◆ Requirements
Gather up the lines that contain "chart".

◆ Collected material
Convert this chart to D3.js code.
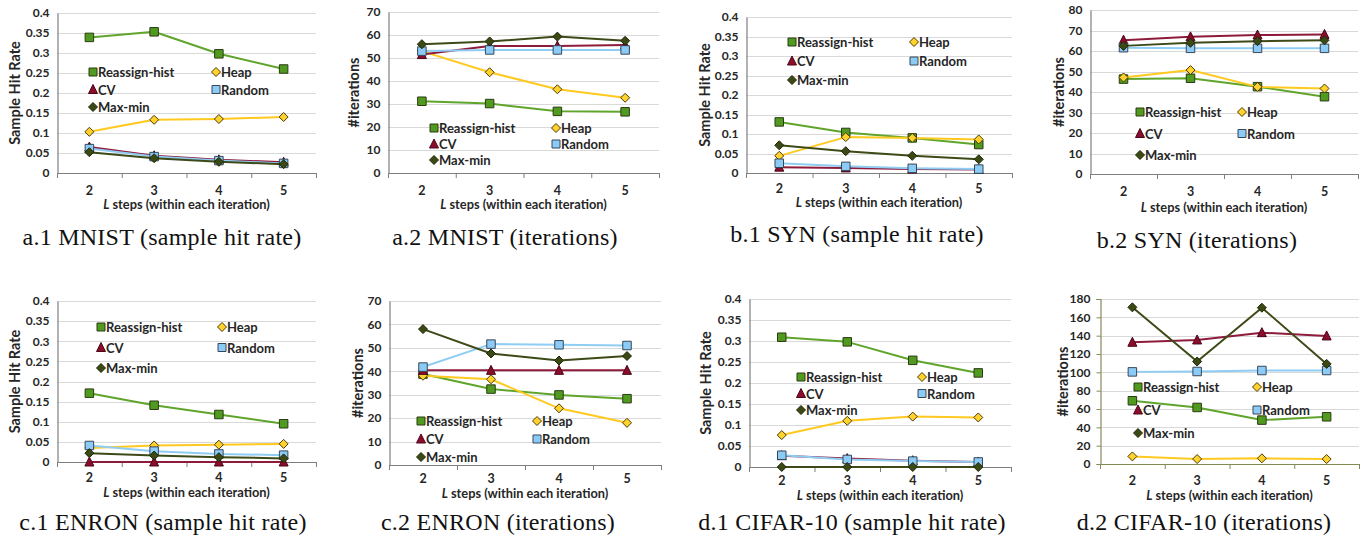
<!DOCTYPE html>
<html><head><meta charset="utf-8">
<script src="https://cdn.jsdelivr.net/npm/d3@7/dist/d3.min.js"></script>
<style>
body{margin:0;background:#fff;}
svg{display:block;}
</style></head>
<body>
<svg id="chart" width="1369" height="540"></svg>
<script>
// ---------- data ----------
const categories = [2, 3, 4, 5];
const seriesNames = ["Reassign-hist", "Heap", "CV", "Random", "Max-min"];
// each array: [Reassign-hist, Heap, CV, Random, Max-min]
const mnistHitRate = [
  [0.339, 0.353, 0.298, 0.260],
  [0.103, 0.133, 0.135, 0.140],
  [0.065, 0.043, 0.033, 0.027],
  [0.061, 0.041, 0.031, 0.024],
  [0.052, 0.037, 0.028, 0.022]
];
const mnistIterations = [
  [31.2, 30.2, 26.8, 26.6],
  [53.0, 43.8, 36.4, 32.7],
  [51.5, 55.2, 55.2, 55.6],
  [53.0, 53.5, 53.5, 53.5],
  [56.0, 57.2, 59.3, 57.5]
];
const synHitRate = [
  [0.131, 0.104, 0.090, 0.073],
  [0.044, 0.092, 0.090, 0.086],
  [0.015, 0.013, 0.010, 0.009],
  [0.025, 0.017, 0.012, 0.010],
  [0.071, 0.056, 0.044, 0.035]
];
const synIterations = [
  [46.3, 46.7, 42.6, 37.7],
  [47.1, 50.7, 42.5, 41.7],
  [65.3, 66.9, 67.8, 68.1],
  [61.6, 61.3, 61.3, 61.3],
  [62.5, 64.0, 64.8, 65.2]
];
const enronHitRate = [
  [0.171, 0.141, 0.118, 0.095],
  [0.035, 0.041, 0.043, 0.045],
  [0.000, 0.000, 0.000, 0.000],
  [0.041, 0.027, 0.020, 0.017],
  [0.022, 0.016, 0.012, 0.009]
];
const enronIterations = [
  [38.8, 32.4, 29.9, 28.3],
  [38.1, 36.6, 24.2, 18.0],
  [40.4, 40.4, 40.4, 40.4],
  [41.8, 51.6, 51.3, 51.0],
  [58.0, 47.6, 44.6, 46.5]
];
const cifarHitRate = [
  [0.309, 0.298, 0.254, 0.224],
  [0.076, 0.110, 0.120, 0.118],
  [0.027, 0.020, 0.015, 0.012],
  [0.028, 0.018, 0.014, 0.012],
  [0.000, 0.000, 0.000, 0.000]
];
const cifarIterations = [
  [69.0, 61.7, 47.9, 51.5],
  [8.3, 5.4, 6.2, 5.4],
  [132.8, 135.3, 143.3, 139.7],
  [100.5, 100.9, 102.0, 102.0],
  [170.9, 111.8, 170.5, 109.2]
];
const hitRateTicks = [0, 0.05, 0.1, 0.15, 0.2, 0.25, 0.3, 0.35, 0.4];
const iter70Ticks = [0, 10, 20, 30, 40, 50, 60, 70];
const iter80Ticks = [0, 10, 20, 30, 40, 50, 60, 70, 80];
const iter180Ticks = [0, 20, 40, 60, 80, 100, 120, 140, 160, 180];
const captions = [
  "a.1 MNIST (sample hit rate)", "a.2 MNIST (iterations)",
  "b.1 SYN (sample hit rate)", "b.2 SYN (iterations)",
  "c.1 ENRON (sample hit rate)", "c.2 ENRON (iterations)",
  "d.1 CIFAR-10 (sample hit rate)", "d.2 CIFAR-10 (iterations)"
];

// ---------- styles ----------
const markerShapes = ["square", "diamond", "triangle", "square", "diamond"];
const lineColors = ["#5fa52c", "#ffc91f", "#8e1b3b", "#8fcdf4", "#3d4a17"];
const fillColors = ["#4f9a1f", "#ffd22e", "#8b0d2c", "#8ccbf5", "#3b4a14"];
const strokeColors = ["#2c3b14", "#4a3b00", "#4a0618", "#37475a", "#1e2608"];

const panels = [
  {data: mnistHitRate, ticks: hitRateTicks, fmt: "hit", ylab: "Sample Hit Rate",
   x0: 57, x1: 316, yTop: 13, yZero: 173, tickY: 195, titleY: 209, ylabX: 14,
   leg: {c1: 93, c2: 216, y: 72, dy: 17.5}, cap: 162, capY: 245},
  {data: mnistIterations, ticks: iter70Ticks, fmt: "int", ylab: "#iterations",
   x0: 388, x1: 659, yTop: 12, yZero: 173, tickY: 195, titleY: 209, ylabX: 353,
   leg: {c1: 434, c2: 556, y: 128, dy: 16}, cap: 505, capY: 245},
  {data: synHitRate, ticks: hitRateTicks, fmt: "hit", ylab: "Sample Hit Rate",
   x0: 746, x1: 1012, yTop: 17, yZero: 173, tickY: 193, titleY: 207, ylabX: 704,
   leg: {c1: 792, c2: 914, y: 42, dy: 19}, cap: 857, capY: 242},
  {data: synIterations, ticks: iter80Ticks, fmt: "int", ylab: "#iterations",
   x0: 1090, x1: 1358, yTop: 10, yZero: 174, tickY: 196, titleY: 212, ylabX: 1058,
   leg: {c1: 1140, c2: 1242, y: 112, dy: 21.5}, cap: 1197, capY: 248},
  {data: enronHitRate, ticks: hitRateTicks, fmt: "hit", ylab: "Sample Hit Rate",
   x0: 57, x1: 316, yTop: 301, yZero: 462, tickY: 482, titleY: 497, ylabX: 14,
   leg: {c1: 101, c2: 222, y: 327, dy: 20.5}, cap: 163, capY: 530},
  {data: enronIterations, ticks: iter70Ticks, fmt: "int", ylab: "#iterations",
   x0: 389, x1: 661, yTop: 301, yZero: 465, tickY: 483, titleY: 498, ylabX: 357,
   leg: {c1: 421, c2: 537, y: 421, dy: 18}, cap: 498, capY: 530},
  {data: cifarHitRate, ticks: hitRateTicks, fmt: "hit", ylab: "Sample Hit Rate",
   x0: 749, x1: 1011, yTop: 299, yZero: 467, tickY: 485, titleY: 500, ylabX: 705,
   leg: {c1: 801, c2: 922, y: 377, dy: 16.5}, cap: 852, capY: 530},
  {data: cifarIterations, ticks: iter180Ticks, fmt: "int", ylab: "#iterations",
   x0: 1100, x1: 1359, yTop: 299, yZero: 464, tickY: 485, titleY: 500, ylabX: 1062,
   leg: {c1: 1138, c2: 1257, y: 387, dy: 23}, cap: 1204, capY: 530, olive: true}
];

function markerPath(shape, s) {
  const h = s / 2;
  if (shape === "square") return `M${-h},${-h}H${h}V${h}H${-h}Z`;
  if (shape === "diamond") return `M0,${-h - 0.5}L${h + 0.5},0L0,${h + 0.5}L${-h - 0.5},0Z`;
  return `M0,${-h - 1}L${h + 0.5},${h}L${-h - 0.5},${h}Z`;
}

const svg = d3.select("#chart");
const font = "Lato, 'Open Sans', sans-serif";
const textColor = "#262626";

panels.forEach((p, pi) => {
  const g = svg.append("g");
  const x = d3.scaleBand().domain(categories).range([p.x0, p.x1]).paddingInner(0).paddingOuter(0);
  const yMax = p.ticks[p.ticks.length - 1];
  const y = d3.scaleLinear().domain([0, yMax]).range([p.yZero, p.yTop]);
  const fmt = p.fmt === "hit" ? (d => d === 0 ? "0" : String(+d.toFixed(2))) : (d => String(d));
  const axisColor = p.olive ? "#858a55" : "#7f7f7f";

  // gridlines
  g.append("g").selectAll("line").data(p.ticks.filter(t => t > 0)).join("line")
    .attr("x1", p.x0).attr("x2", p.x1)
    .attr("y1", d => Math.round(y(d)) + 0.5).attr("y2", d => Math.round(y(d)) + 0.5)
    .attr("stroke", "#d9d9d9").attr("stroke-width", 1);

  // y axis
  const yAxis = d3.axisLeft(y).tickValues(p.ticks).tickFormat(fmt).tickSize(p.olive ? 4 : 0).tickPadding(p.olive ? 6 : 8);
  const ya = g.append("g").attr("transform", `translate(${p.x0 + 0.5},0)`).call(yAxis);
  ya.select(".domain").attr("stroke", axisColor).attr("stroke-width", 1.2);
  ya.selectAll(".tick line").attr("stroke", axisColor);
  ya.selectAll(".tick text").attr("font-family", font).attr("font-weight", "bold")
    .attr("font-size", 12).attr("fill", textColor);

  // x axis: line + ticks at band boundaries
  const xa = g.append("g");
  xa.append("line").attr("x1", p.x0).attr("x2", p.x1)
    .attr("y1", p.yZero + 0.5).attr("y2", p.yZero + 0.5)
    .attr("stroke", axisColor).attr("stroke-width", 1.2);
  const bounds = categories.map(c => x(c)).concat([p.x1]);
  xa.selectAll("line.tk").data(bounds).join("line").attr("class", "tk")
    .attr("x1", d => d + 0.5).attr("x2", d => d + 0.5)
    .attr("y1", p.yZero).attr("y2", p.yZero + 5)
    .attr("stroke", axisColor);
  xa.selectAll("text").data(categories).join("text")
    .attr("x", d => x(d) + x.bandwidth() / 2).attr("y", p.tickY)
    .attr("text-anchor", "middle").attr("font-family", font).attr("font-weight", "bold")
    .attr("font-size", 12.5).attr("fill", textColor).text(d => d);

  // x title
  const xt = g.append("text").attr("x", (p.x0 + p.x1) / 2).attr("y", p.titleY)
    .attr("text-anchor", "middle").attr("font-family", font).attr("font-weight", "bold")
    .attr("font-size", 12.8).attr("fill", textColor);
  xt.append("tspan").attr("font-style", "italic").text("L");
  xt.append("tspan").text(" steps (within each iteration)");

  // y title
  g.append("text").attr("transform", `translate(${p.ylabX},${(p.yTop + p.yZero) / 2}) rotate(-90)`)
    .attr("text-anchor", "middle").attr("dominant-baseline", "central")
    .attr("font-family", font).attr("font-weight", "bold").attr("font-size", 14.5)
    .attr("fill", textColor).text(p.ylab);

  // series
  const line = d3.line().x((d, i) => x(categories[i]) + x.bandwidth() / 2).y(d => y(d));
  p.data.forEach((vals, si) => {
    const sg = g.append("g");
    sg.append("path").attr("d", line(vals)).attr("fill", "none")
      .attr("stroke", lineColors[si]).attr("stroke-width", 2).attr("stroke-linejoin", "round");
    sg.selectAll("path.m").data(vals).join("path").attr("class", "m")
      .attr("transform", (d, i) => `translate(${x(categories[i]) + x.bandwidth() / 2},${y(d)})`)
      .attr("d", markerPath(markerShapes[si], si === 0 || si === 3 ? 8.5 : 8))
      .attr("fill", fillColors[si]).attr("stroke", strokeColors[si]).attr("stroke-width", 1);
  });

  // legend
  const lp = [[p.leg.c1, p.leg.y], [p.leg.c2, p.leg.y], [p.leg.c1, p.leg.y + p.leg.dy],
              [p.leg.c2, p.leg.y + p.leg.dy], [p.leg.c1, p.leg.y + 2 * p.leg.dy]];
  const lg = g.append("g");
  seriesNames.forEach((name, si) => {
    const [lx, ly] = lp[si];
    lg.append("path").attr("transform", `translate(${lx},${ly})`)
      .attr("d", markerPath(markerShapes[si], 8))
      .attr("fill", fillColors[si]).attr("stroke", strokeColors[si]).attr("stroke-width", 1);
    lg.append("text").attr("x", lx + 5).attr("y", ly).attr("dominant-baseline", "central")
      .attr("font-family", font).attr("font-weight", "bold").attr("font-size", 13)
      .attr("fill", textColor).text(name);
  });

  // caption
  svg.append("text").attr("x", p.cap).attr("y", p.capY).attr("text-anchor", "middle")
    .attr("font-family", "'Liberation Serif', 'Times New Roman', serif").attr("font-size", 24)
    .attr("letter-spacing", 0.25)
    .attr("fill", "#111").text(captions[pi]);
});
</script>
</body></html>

◆ Final result
Convert this chart to D3.js code.
<svg id="chart" width="1369" height="540"></svg>
const svg = d3.select("#chart");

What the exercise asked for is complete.